Before plotting, we apply the significance filter: any coefficient
with p ≥ 0.05 or a negative value is set to 0
(adj_log_aOR). Domain labels are abbreviated for display
clarity (e.g., Cardiovascular → Cardio.), and factor levels are set to
enforce a consistent ordering of tissues and domains across panels.
A strong result would show that ESVs from a given tissue yield high log aOR values specifically within that tissue’s expected trait domain – for example, cortex ESVs scoring highly for Neurological/Behavioral traits, but not for Hepatic or Immunological ones.
plot_df = spacelink_reg_res %>% mutate(adj_log_aOR = ifelse(pval < 0.05 & coef > 0, coef, 0))
plot_df$dataset = factor(plot_df$dataset, levels=c("Cortex","Lymph node","Liver"))
plot_df$cell_type = factor(plot_df$cell_type, levels=rev(unique(plot_df$cell_type)))
plot_df$domain = recode_factor(plot_df$domain,
"Cardiovascular"="Cardio.", "Renal"="Ren.", "Skeletal"="Skelet.")
plot_df$domain = factor(plot_df$domain, levels=c("Neurological","Behavioral","Immunological","Hematopoietic","Hepatic","Lipids","Cardio.","Ren.","Metabolic","Skelet.","Other"))
options(repr.plot.width=35, repr.plot.height=20)
ggplot(plot_df, aes(x = var_clean, y = cell_type, fill = adj_log_aOR)) +
geom_tile() +
scale_fill_gradient(low="white",high="tomato",name="log(aOR)\n(p < 0.05)") +
facet_grid(rows=vars(dataset),cols=vars(domain), scales = "free", space = "free") +
theme_bw() + labs(title="",x="",y="") +
theme(strip.text = element_text(size=18),
axis.text.x = element_text(angle=90, hjust=1, vjust=1, size=15, color = "black"),
axis.text.y = element_text(size=15, color = "black"),
legend.title = element_text(size=15), legend.text = element_text(size=15))

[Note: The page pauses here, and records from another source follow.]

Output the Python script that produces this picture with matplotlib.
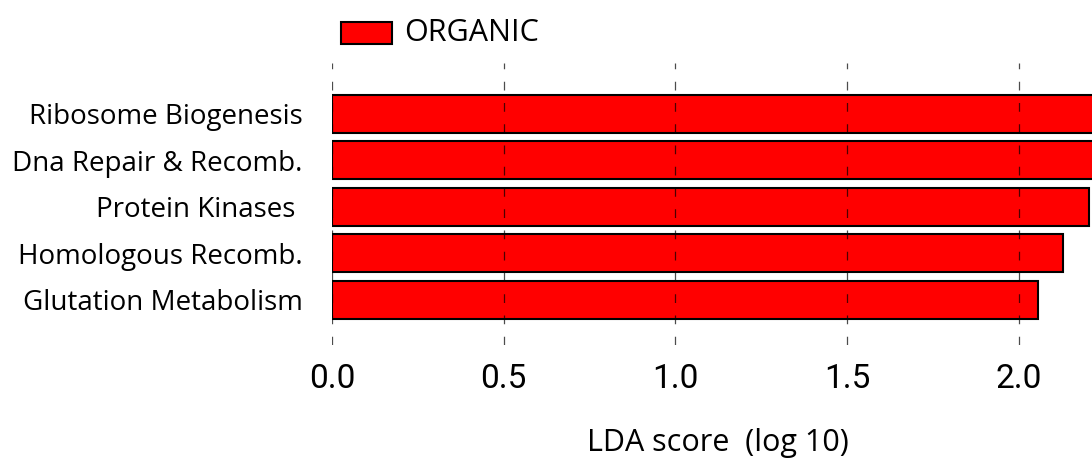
import matplotlib.pyplot as plt
from matplotlib.patches import Rectangle
from matplotlib import font_manager

# data
pathways = ['Ribosome Biogenesis', 'Dna Repair & Recomb.', 'Protein Kinases ',
            'Homologous Recomb.', 'Glutation Metabolism']
lda_scores = [2.30, 2.26, 2.204, 2.128, 2.055]
xticks = [0.0, 0.5, 1.0, 1.5, 2.0]
group = 'ORGANIC'

names = {f.name for f in font_manager.fontManager.ttflist}
label_font = 'Open Sans' if 'Open Sans' in names else 'DejaVu Sans'
tick_font = 'Roboto' if 'Roboto' in names else 'Liberation Sans'

fig = plt.figure(figsize=(10.92, 4.65), dpi=100)
ax = fig.add_axes([0.304, 0.258, 0.696, 0.607])

ypos = list(range(len(pathways)))[::-1]
ax.barh(ypos, lda_scores, height=0.82, color='#ff0000', edgecolor='black',
        linewidth=1.5, zorder=1)

ax.set_xlim(0, 2.213)
ax.set_ylim(-0.98, 5.1)
ax.set_xticks(xticks)
ax.set_xticklabels(['%.1f' % t for t in xticks], fontfamily=tick_font,
                   fontsize=24)
ax.set_yticks(ypos)
ax.set_yticklabels(pathways, fontfamily=label_font, fontsize=20)
ax.tick_params(axis='y', length=0, pad=21)
ax.tick_params(axis='x', length=0, pad=13)

for s in ax.spines.values():
    s.set_visible(False)
ax.grid(axis='x', linestyle=(0, (7, 10)), color='black', linewidth=0.9, alpha=0.7, zorder=3)
ax.set_axisbelow(False)

ax.set_xlabel('LDA score  (log 10)', fontfamily=label_font, fontsize=22)
ax.xaxis.label.set_va('center')
ax.xaxis.set_label_coords(0.508, -0.348)

# legend drawn by hand to match the placement
fig.patches.append(Rectangle((341 / 1092, 1 - 44 / 465), 51 / 1092, 22 / 465,
                             transform=fig.transFigure, facecolor='#ff0000',
                             edgecolor='black', linewidth=1.5))
fig.text(404 / 1092, 1 - 33 / 465, group, fontfamily=label_font, fontsize=22,
         va='center', ha='left')

fig.savefig('out.png', dpi=100)
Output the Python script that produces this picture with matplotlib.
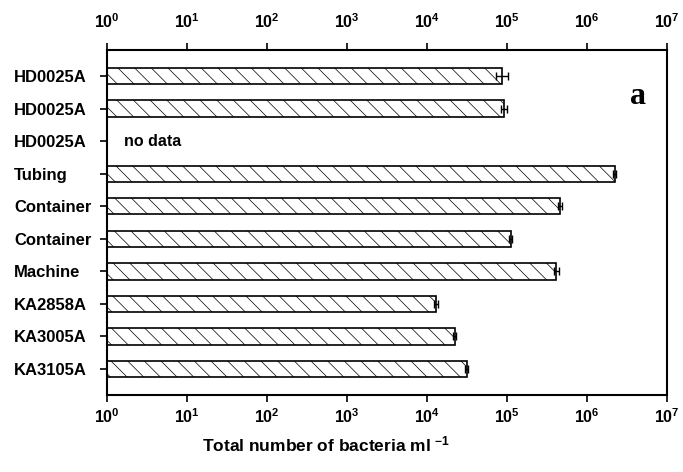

The heatmap confirms the expected tissue-specificity of disease informativeness of ESVs. Cortex ESVs show elevated log aOR values concentrated in the Neurological and Behavioral domains, consistent with the brain’s role in psychiatric and cognitive disorders. Lymph node ESVs are enriched for Immunological traits, reflecting the lymph node’s central function in adaptive immunity. Liver ESVs are most informative for Hepatic and Lipids traits, in line with the liver’s dominant role in lipid metabolism and hepatic disease. Across all three tissues, ESVs from non-relevant trait domains mostly remain close to zero, demonstrating that Spacelink captures tissue-specific disease signals rather than generic expression patterns.